Can I customize the voice?

Yes. You can choose from multiple distinct voices for each language, selecting different genders and speaking styles. The premium tier also includes a speed control slider that lets you adjust the speaking rate from 0.5x to 2.0x. Each voice has its own characteristic tone, pitch, and cadence.

What is the maximum text length?

The free browser-based tier supports up to 1,000 characters per generation. The premium server tier supports up to 5,000 characters per generation. For longer documents, you can split your text into sections and generate them separately, then combine the audio files in any audio editor.

What audio format is the output?

Both tiers produce WAV audio files. WAV is an uncompressed format that preserves full audio quality, making it ideal as a master file. You can convert the WAV to MP3, AAC, OGG, or any other format using a free tool like the KlipTools audio converter or software like Audacity.

Can I use the generated audio commercially?

Yes. The voices are generated by the Kokoro model, which is released under the Apache 2.0 open-source license. This permits both personal and commercial use of the generated audio, including in videos, podcasts, apps, advertisements, and products you sell. No attribution is required for the generated audio output.

Is my text private and secure?

On the free tier, your text is processed entirely in your browser -- it never leaves your device. No data is sent to any server. On the premium tier, your text is sent to our server for processing and is discarded immediately after the audio is generated. We do not store, log, or use your text for any other purpose.

Can I control the speaking speed?

The premium tier includes a speed slider that lets you set the rate from 0.5x (half speed, useful for language learning or accessibility) to 2.0x (double speed, useful for fast narration). The free browser-based tier generates speech at a natural default pace.

Does the tool support SSML?

Currently, SSML (Speech Synthesis Markup Language) tags are not supported. The tool processes plain text input. However, the AI model naturally handles punctuation cues -- commas create short pauses, periods create longer pauses, and question marks adjust intonation. You can use punctuation strategically to influence pacing and emphasis.

How does the tool handle pronunciation of unusual words?

The neural model has been trained on diverse text and generally handles proper nouns, technical terms, and abbreviations well. For uncommon words, you can try phonetic spelling to guide pronunciation. Numbers, dates, and common abbreviations are expanded automatically. If a word is consistently mispronounced, respelling it phonetically in the input usually resolves the issue.

Is this tool useful for accessibility?

Absolutely. Text-to-speech technology is a cornerstone of digital accessibility. This tool can help create audio versions of written content for visually impaired users, people with reading difficulties like dyslexia, or anyone who processes information better through listening. The generated WAV files can be embedded in websites, shared alongside documents, or played through assistive technology.

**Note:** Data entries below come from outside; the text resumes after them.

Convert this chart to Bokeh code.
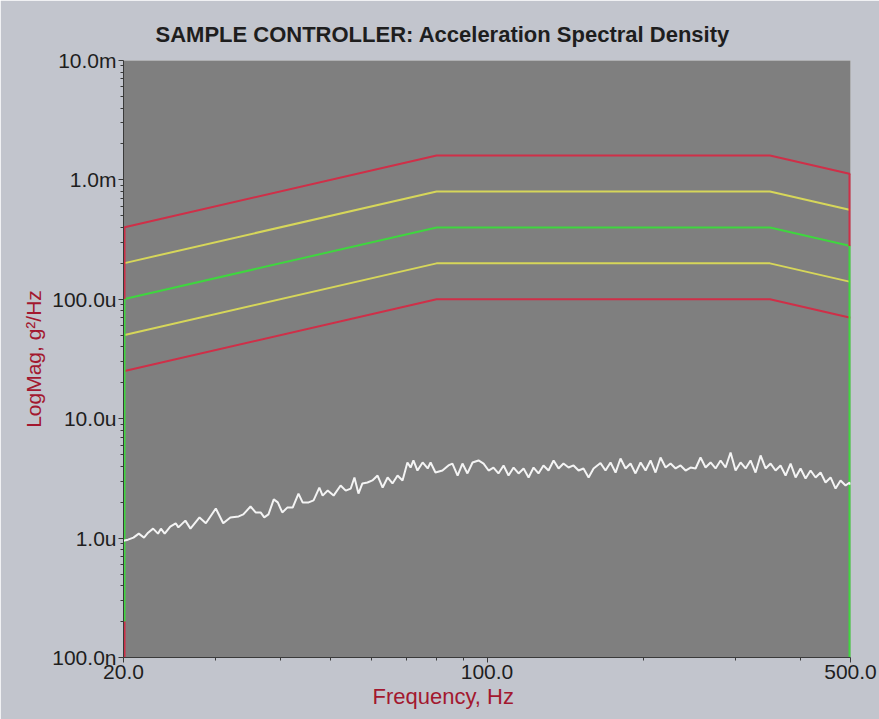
from bokeh.plotting import figure
from bokeh.models import FixedTicker, Title, CustomJSTickFormatter
from bokeh.embed import file_html
from bokeh.resources import INLINE

# ---------------- data ----------------
title_text = "SAMPLE CONTROLLER:  Acceleration Spectral Density"
x_label = "Frequency, Hz"
y_label = "LogMag, g\u00b2/Hz"

x_ticks = [20.0, 100.0, 500.0]
x_tick_labels = ["20.0", "100.0", "500.0"]
x_minor = [30, 40, 50, 60, 70, 80, 90, 200, 300, 400]
y_ticks = [1e-7, 1e-6, 1e-5, 1e-4, 1e-3, 1e-2]
y_tick_labels = ["100.0n", "1.0u", "10.0u", "100.0u", "1.0m", "10.0m"]

# reference profile with tolerance (alarm / abort) lines, g^2/Hz
prof_freq = [20.0, 80.0, 350.0, 500.0]
abort_hi = [4.0e-4, 1.6e-3, 1.6e-3, 1.12e-3]
alarm_hi = [2.0e-4, 8.0e-4, 8.0e-4, 5.6e-4]
reference = [1.0e-4, 4.0e-4, 4.0e-4, 2.8e-4]
alarm_lo = [5.0e-5, 2.0e-4, 2.0e-4, 1.4e-4]
abort_lo = [2.5e-5, 1.0e-4, 1.0e-4, 7.0e-5]

# vertical edge segments at the band limits
edge_freq = [20.0, 20.0, 20.0, 500.0, 500.0]
edge_top = [4.0e-4, 1.0e-4, 2.0e-7, 1.12e-3, 2.8e-4]
edge_bottom = [1.0e-4, 2.0e-7, 1.0e-7, 2.8e-4, 1.0e-7]
edge_kind = ["abort", "ref", "abort", "abort", "ref"]

ctrl_freq = [
    20.0, 20.4, 20.9, 21.4, 21.9, 22.3, 22.8, 23.3, 23.6, 24.0, 24.6, 25.2, 25.5, 26.3,
    26.9, 28.0, 28.8, 30.1, 31.1, 32.1, 33.3, 34.0, 35.1, 35.9, 36.7, 37.3, 38.0, 38.9,
    39.6, 40.4, 41.3, 42.3, 43.4, 44.2, 45.4, 46.4, 47.6, 48.3, 49.4, 50.7, 52.3, 53.5,
    54.7, 55.6, 56.6, 57.6, 58.9, 60.2, 61.6, 63.0, 64.4, 65.8, 67.3, 68.8, 70.3, 71.3,
    72.2, 73.5, 75.2, 76.9, 77.9, 79.6, 82.1, 84.3, 85.8, 87.8, 89.7, 91.7, 93.8, 96.3,
    98.5, 100.7, 102.9, 105.2, 107.6, 110.0, 112.5, 115.0, 117.6, 120.2, 122.9, 125.6,
    128.4, 131.3, 134.3, 137.3, 140.3, 143.5, 146.7, 150.0, 153.3, 156.8, 160.3, 165.3,
    169.0, 172.8, 176.7, 180.6, 184.7, 188.8, 193.0, 197.4, 201.8, 206.3, 210.9, 215.6,
    220.5, 225.4, 230.5, 235.6, 240.9, 246.3, 251.8, 257.4, 263.2, 269.1, 275.1, 281.3,
    287.6, 294.0, 300.6, 307.3, 314.2, 321.2, 328.4, 335.8, 343.3, 351.0, 358.8, 366.8,
    375.1, 383.5, 392.1, 400.8, 409.8, 419.0, 428.4, 438.0, 447.7, 457.8, 468.0, 478.5,
    489.2, 498.0, 500.0,
]
ctrl_micro = [
    0.95, 0.97, 1.01, 1.09, 1.01, 1.11, 1.20, 1.09, 1.20, 1.09, 1.25, 1.33, 1.23, 1.40,
    1.20, 1.49, 1.33, 1.77, 1.33, 1.49, 1.52, 1.58, 1.84, 1.64, 1.64, 1.49, 1.58, 2.11,
    1.99, 1.64, 1.80, 1.80, 2.36, 1.99, 1.99, 2.07, 2.65, 2.27, 2.50, 2.27, 2.76, 2.50,
    2.60, 3.22, 2.36, 2.87, 2.92, 3.04, 3.34, 2.65, 3.22, 2.87, 3.34, 3.04, 4.30, 3.90,
    4.47, 3.68, 4.30, 3.83, 4.30, 3.54, 3.68, 4.06, 4.21, 3.34, 4.21, 3.48, 4.30, 4.47,
    4.21, 3.68, 3.90, 3.48, 4.06, 3.34, 3.90, 3.48, 3.83, 3.22, 3.90, 3.48,
    4.06, 3.68, 4.47, 3.83, 4.21, 3.90, 4.06, 3.68, 3.83, 3.22, 3.83, 4.25,
    3.68, 4.30, 3.54, 4.64, 3.83, 4.21, 3.48, 4.30, 3.68, 4.47, 3.54, 4.73,
    3.90, 4.21, 3.83, 4.06, 3.68, 3.90, 3.83, 4.73, 3.90, 4.30, 3.83, 4.47,
    3.90, 5.21, 3.68, 4.30, 3.83, 4.47, 3.54, 4.92, 3.83, 4.21, 3.68, 4.06,
    3.34, 4.21, 3.22, 3.83, 3.16, 3.68, 3.22, 3.54, 2.92, 3.22, 2.60, 3.04,
    2.76, 2.92, 2.80,
]

# ---------------- style ----------------
BG = "#c2c5cd"
PLOT_BG = "#7f7f7f"
RED = "#cf2f48"
YELLOW = "#d6d65a"
GREEN = "#3fd63f"
LABEL_RED = "#a3182f"
TEXT = "#1e1e1e"
FONT = "Liberation Sans"

ctrl_vals = [v * 1e-6 for v in ctrl_micro]
edge_colors = [RED if k == "abort" else GREEN for k in edge_kind]

p = figure(
    width=879, height=719,
    x_axis_type="log", y_axis_type="log",
    x_range=(20, 500), y_range=(1e-7, 1e-2),
    output_backend="svg", toolbar_location=None,
    min_border_left=123, min_border_right=29,
    min_border_top=60, min_border_bottom=62,
    background_fill_color=PLOT_BG, border_fill_color=BG,
)
p.outline_line_color = None
p.grid.visible = False

# title (centred on the canvas rather than on the frame)
p.title = Title(text=title_text, align="left", offset=32,
                text_font=FONT, text_font_size="22px", text_font_style="bold",
                text_color=TEXT, standoff=27)

# axes
p.xaxis.ticker = FixedTicker(ticks=x_ticks, minor_ticks=x_minor)
p.xaxis.formatter = CustomJSTickFormatter(
    args=dict(vals=x_ticks, labs=x_tick_labels),
    code="""
    for (let i = 0; i < vals.length; i++) {
        if (Math.abs(Math.log10(tick) - Math.log10(vals[i])) < 1e-6) return labs[i];
    }
    return '';
    """)
y_minor = [k * t for t in y_ticks[:-1] for k in range(2, 10)]
p.yaxis.ticker = FixedTicker(ticks=y_ticks, minor_ticks=y_minor)
p.yaxis.formatter = CustomJSTickFormatter(
    args=dict(vals=y_ticks, labs=y_tick_labels),
    code="""
    for (let i = 0; i < vals.length; i++) {
        if (Math.abs(Math.log10(tick) - Math.log10(vals[i])) < 1e-6) return labs[i];
    }
    return '';
    """)

for ax in (p.xaxis[0], p.yaxis[0]):
    ax.axis_line_color = "#3a3a3a"
    ax.axis_line_width = 1
    ax.major_tick_line_color = "#3a3a3a"
    ax.minor_tick_line_color = "#3a3a3a"
    ax.major_tick_in = 0
    ax.major_tick_out = 5
    ax.minor_tick_in = 0
    ax.minor_tick_out = 3
    ax.major_label_text_font = FONT
    ax.major_label_text_font_size = "21px"
    ax.major_label_text_color = TEXT

p.xaxis.major_label_standoff = 2
p.yaxis.major_label_standoff = 2
p.yaxis.axis_label = y_label
p.yaxis.axis_label_text_font = FONT
p.yaxis.axis_label_text_font_size = "21px"
p.yaxis.axis_label_text_font_style = "normal"
p.yaxis.axis_label_text_color = LABEL_RED
p.yaxis.axis_label_standoff = 4

p.add_layout(Title(text=x_label, align="left", offset=249,
                   text_font=FONT, text_font_size="22px", text_font_style="normal",
                   text_color=LABEL_RED, standoff=0), "below")

# tolerance lines
p.line(prof_freq, abort_hi, line_color=RED, line_width=2)
p.line(prof_freq, abort_lo, line_color=RED, line_width=2)
p.line(prof_freq, alarm_hi, line_color=YELLOW, line_width=2)
p.line(prof_freq, alarm_lo, line_color=YELLOW, line_width=2)
p.line(prof_freq, reference, line_color=GREEN, line_width=2)
p.segment(x0=edge_freq, y0=edge_bottom, x1=edge_freq, y1=edge_top,
          line_color=edge_colors, line_width=4)

# control spectrum
p.line(ctrl_freq, ctrl_vals, line_color="#f4f4f4", line_width=2)

open("out.html", "w").write(file_html(p, INLINE))
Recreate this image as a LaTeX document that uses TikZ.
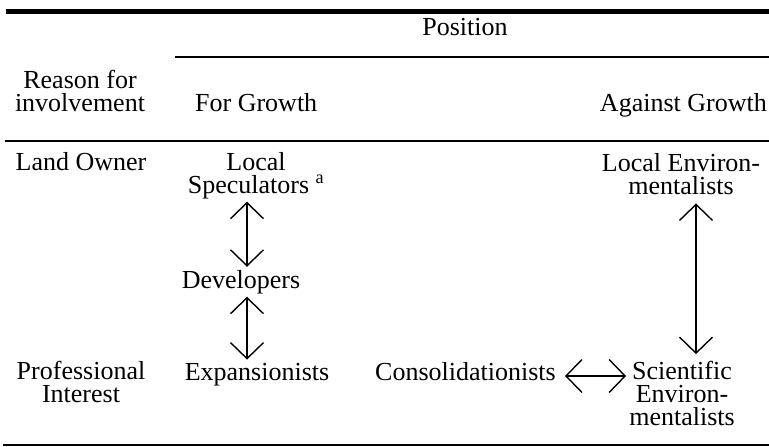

Does it work on mobile devices?

Yes. The tool is fully responsive and works on smartphones and tablets. The premium server-side tier works seamlessly on any mobile browser. The free browser-based tier also runs on mobile, though generation may be slower on less powerful devices since the AI model runs locally. For best results on mobile, the premium tier is recommended.

Can I convert multiple texts at once (batch conversion)?

The tool currently processes one text input at a time. For batch conversion, you can generate each section sequentially and download the individual audio files. If you need to merge them afterward, any basic audio editor such as Audacity can concatenate WAV files in seconds.

Does the tool support voice cloning?

No, KlipTools Text to Speech does not offer voice cloning. All available voices are pre-trained models with fixed characteristics. This is a deliberate choice -- voice cloning raises significant ethical and legal concerns. The tool provides a curated set of high-quality, ethically produced voices instead.

What is the Kokoro TTS engine?

Kokoro is an open-source text-to-speech engine released under the Apache 2.0 license. It uses a neural acoustic model paired with a high-fidelity vocoder to synthesize realistic speech. Kokoro supports multiple languages and voice styles, and is known for producing natural prosody with expressive intonation. KlipTools uses Kokoro as the backend engine for the premium server-side tier.

How does browser-based processing work?

The free tier loads a compact AI model (ONNX format) directly into your browser using WebAssembly and the ONNX Runtime library. When you click generate, the model runs inference on your device's CPU -- your text is never transmitted over the internet. The first load downloads the model files (roughly 30 seconds on a typical connection), but subsequent uses are faster thanks to browser caching.

Can I embed the generated audio on my website?

Yes. After downloading the WAV file, you can host it on your web server or a CDN and embed it using a standard HTML5 <audio> tag. You can also convert it to MP3 for smaller file sizes before embedding. Since the Kokoro model uses the Apache 2.0 license, there are no restrictions on how you distribute the generated audio.

Is there an API for text-to-speech?

KlipTools does not currently offer a public TTS API. The tool is designed for interactive browser-based use. If you need programmatic access to Kokoro TTS, the model is open source and can be self-hosted -- check the Kokoro project repository for documentation on running your own instance.

Can I use the tool offline?

The free browser-based tier can work offline once the model files have been loaded and cached by your browser. However, the initial model download requires an internet connection. The premium server-side tier always requires an internet connection since processing happens on our servers.